◆ Exercise prompt
Restate the data exactly as given and keep the pictures out.
[start Data]
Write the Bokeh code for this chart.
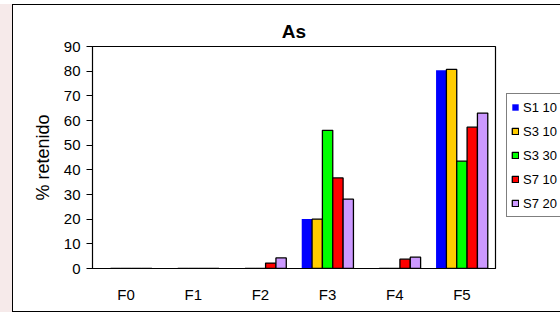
from bokeh.plotting import figure
from bokeh.layouts import row
from bokeh.models import FactorRange, Legend, LegendItem, ColumnDataSource, Range1d
from bokeh.transform import dodge
from bokeh.embed import file_html
from bokeh.resources import INLINE

categories = ["F0", "F1", "F2", "F3", "F4", "F5"]
series_names = ["S1 10", "S3 10", "S3 30", "S7 10", "S7 20"]
s1_10 = [0, 0, 0, 20.1, 0, 80.4]
s3_10 = [0, 0, 0, 20.0, 0, 80.7]
s3_30 = [0, 0, 0, 56.0, 0, 43.5]
s7_10 = [0, 0, 2.2, 36.7, 3.8, 57.3]
s7_20 = [0, 0, 4.3, 28.1, 4.6, 63.0]
y_ticks = [0, 10, 20, 30, 40, 50, 60, 70, 80, 90]

colors = ["#0000FF", "#FFCC00", "#00FF00", "#FF0000", "#CC99FF"]
outlines = [None, "black", "black", "black", "black"]

src = ColumnDataSource(dict(cat=categories, a=s1_10, b=s3_10, c=s3_30, d=s7_10, e=s7_20))
keys = ["a", "b", "c", "d", "e"]

FONT = "Liberation Sans"

p = figure(x_range=FactorRange(*categories), y_range=(0, 90),
           width=485, height=306, output_backend="svg", toolbar_location=None,
           min_border_left=79, min_border_right=3, min_border_top=41, min_border_bottom=43)

p.title.text = "As"
p.title.align = "center"
p.title.text_font = FONT
p.title.text_font_size = "19px"
p.title.text_font_style = "bold"
p.title.text_color = "black"
p.title.offset = 0
p.title.standoff = 9

bw = 0.154
for i, k in enumerate(keys):
    p.vbar(x=dodge("cat", (i - 2) * bw, range=p.x_range), top=k, width=bw,
           source=src, fill_color=colors[i], line_color=outlines[i], line_width=1.3)

p.xgrid.grid_line_color = None
p.ygrid.grid_line_color = None
p.outline_line_color = "black"
p.outline_line_width = 1.2
p.background_fill_color = "white"
p.border_fill_color = "white"

p.yaxis.ticker = y_ticks
p.yaxis.axis_label = "% retenido"
p.yaxis.axis_label_text_font = FONT
p.yaxis.axis_label_text_font_size = "18px"
p.yaxis.axis_label_text_font_style = "normal"
p.yaxis.axis_label_text_color = "black"
p.yaxis.axis_label_standoff = 8
p.yaxis.major_label_text_font = FONT
p.yaxis.major_label_text_font_size = "15px"
p.yaxis.major_label_text_color = "black"
p.yaxis.major_tick_out = 6
p.yaxis.major_tick_in = 0
p.yaxis.minor_tick_line_color = None
p.yaxis.axis_line_color = "black"
p.yaxis.major_label_standoff = 6

p.xaxis.major_tick_line_color = None
p.xaxis.minor_tick_line_color = None
p.xaxis.major_label_text_font = FONT
p.xaxis.major_label_text_font_size = "15px"
p.xaxis.major_label_text_color = "black"
p.xaxis.major_label_standoff = 11
p.xaxis.axis_line_color = "black"
p.xaxis.axis_line_width = 1.2

# legend panel: a separate canvas (its frame is aligned with the main frame);
# its proxy renderers are hidden, and the legend's inactive overlay is transparent
pl = figure(width=62, height=306, output_backend="svg", toolbar_location=None,
            x_range=FactorRange(*categories), y_range=Range1d(200, 300),
            x_axis_location=None, y_axis_location=None,
            min_border_left=0, min_border_right=0, min_border_top=0, min_border_bottom=0)
pl.outline_line_color = None
pl.xgrid.grid_line_color = None
pl.ygrid.grid_line_color = None
pl.border_fill_color = "white"
pl.background_fill_color = "white"
items = []
for i, k in enumerate(keys):
    r = pl.vbar(x="cat", top=k, width=bw, source=src,
                fill_color=colors[i], line_color=outlines[i], line_width=1.3)
    r.visible = False
    items.append(LegendItem(label=series_names[i], renderers=[r]))

legend = Legend(items=items, location=(8, 51), orientation="vertical",
                label_text_font=FONT, label_text_font_size="13px", label_text_color="black",
                glyph_width=8, glyph_height=8, label_height=18, spacing=6,
                padding=4, margin=0, label_standoff=4,
                border_line_color="black", border_line_width=1,
                background_fill_color="white", background_fill_alpha=1,
                inactive_fill_alpha=0)
pl.add_layout(legend)

layout = row(p, pl, spacing=0,
             styles={"margin-left": "12px", "margin-top": "4px",
                     "border-left": "1px solid black", "border-top": "1px solid black",
                     "border-bottom": "1px solid black",
                     "box-shadow": "-13px 0 0 0 #f6eaea"})

open("out.html", "w").write(file_html(layout, INLINE))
[end Data]
◆ Response for this exercise
Write the Bokeh code for this chart.
from bokeh.plotting import figure
from bokeh.layouts import row
from bokeh.models import FactorRange, Legend, LegendItem, ColumnDataSource, Range1d
from bokeh.transform import dodge
from bokeh.embed import file_html
from bokeh.resources import INLINE

categories = ["F0", "F1", "F2", "F3", "F4", "F5"]
series_names = ["S1 10", "S3 10", "S3 30", "S7 10", "S7 20"]
s1_10 = [0, 0, 0, 20.1, 0, 80.4]
s3_10 = [0, 0, 0, 20.0, 0, 80.7]
s3_30 = [0, 0, 0, 56.0, 0, 43.5]
s7_10 = [0, 0, 2.2, 36.7, 3.8, 57.3]
s7_20 = [0, 0, 4.3, 28.1, 4.6, 63.0]
y_ticks = [0, 10, 20, 30, 40, 50, 60, 70, 80, 90]

colors = ["#0000FF", "#FFCC00", "#00FF00", "#FF0000", "#CC99FF"]
outlines = [None, "black", "black", "black", "black"]

src = ColumnDataSource(dict(cat=categories, a=s1_10, b=s3_10, c=s3_30, d=s7_10, e=s7_20))
keys = ["a", "b", "c", "d", "e"]

FONT = "Liberation Sans"

p = figure(x_range=FactorRange(*categories), y_range=(0, 90),
           width=485, height=306, output_backend="svg", toolbar_location=None,
           min_border_left=79, min_border_right=3, min_border_top=41, min_border_bottom=43)

p.title.text = "As"
p.title.align = "center"
p.title.text_font = FONT
p.title.text_font_size = "19px"
p.title.text_font_style = "bold"
p.title.text_color = "black"
p.title.offset = 0
p.title.standoff = 9

bw = 0.154
for i, k in enumerate(keys):
    p.vbar(x=dodge("cat", (i - 2) * bw, range=p.x_range), top=k, width=bw,
           source=src, fill_color=colors[i], line_color=outlines[i], line_width=1.3)

p.xgrid.grid_line_color = None
p.ygrid.grid_line_color = None
p.outline_line_color = "black"
p.outline_line_width = 1.2
p.background_fill_color = "white"
p.border_fill_color = "white"

p.yaxis.ticker = y_ticks
p.yaxis.axis_label = "% retenido"
p.yaxis.axis_label_text_font = FONT
p.yaxis.axis_label_text_font_size = "18px"
p.yaxis.axis_label_text_font_style = "normal"
p.yaxis.axis_label_text_color = "black"
p.yaxis.axis_label_standoff = 8
p.yaxis.major_label_text_font = FONT
p.yaxis.major_label_text_font_size = "15px"
p.yaxis.major_label_text_color = "black"
p.yaxis.major_tick_out = 6
p.yaxis.major_tick_in = 0
p.yaxis.minor_tick_line_color = None
p.yaxis.axis_line_color = "black"
p.yaxis.major_label_standoff = 6

p.xaxis.major_tick_line_color = None
p.xaxis.minor_tick_line_color = None
p.xaxis.major_label_text_font = FONT
p.xaxis.major_label_text_font_size = "15px"
p.xaxis.major_label_text_color = "black"
p.xaxis.major_label_standoff = 11
p.xaxis.axis_line_color = "black"
p.xaxis.axis_line_width = 1.2

# legend panel: a separate canvas (its frame is aligned with the main frame);
# its proxy renderers are hidden, and the legend's inactive overlay is transparent
pl = figure(width=62, height=306, output_backend="svg", toolbar_location=None,
            x_range=FactorRange(*categories), y_range=Range1d(200, 300),
            x_axis_location=None, y_axis_location=None,
            min_border_left=0, min_border_right=0, min_border_top=0, min_border_bottom=0)
pl.outline_line_color = None
pl.xgrid.grid_line_color = None
pl.ygrid.grid_line_color = None
pl.border_fill_color = "white"
pl.background_fill_color = "white"
items = []
for i, k in enumerate(keys):
    r = pl.vbar(x="cat", top=k, width=bw, source=src,
                fill_color=colors[i], line_color=outlines[i], line_width=1.3)
    r.visible = False
    items.append(LegendItem(label=series_names[i], renderers=[r]))

legend = Legend(items=items, location=(8, 51), orientation="vertical",
                label_text_font=FONT, label_text_font_size="13px", label_text_color="black",
                glyph_width=8, glyph_height=8, label_height=18, spacing=6,
                padding=4, margin=0, label_standoff=4,
                border_line_color="black", border_line_width=1,
                background_fill_color="white", background_fill_alpha=1,
                inactive_fill_alpha=0)
pl.add_layout(legend)

layout = row(p, pl, spacing=0,
             styles={"margin-left": "12px", "margin-top": "4px",
                     "border-left": "1px solid black", "border-top": "1px solid black",
                     "border-bottom": "1px solid black",
                     "box-shadow": "-13px 0 0 0 #f6eaea"})

open("out.html", "w").write(file_html(layout, INLINE))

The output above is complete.